The records —
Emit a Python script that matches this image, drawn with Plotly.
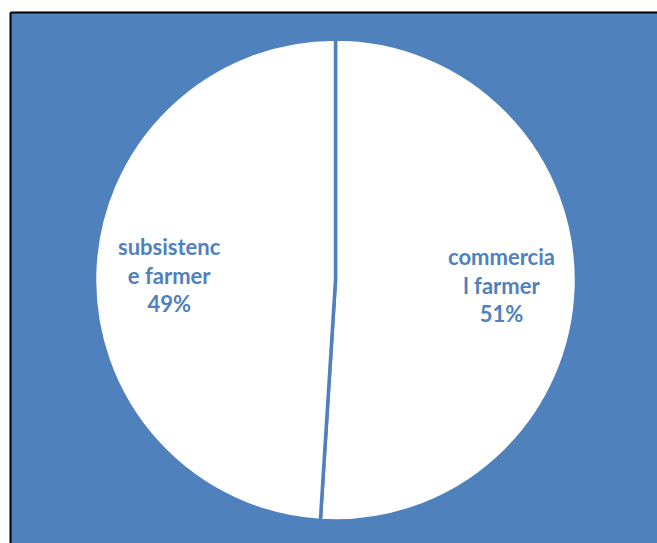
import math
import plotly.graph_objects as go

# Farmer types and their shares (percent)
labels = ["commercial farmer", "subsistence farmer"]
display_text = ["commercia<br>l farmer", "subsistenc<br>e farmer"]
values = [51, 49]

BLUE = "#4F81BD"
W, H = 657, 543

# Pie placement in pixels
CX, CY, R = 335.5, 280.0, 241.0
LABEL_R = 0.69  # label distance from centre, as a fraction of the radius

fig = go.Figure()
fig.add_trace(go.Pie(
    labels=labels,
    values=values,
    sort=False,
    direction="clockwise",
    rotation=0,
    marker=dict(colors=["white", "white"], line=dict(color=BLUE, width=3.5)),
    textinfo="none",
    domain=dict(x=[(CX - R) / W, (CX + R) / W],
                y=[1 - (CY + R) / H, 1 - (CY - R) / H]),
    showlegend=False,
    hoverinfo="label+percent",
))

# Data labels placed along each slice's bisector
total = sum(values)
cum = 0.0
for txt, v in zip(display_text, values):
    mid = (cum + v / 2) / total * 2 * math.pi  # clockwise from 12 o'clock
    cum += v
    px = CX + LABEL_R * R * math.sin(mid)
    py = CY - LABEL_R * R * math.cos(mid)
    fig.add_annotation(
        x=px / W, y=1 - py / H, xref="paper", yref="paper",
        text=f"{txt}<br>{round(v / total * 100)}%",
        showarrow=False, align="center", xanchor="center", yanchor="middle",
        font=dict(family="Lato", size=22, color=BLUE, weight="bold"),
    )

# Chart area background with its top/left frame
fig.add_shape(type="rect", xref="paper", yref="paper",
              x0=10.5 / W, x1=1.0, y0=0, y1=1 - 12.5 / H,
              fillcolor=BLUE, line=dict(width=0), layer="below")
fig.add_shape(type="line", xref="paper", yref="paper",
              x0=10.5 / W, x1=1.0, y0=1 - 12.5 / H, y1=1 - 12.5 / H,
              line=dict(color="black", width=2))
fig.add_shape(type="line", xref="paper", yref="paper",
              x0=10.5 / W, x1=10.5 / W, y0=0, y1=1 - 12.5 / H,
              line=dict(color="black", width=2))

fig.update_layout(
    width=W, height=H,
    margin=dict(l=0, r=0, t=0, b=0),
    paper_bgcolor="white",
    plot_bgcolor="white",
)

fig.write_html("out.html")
...
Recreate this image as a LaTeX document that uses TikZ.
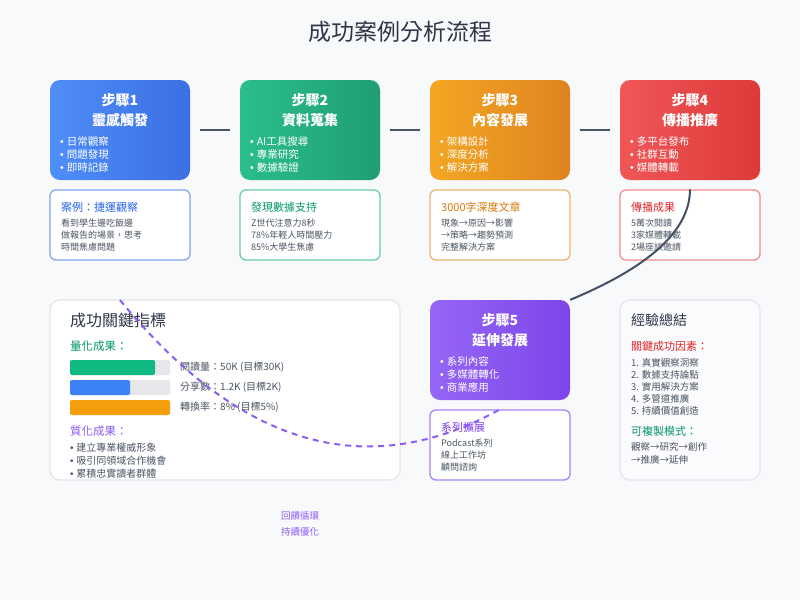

The exercise —
Using the listing above, locate the lines that hold "with" and copy each one.

Exercise solution —
Emit a Python script that matches this image, drawn with Plotly.
# Chart area background with its top/left frame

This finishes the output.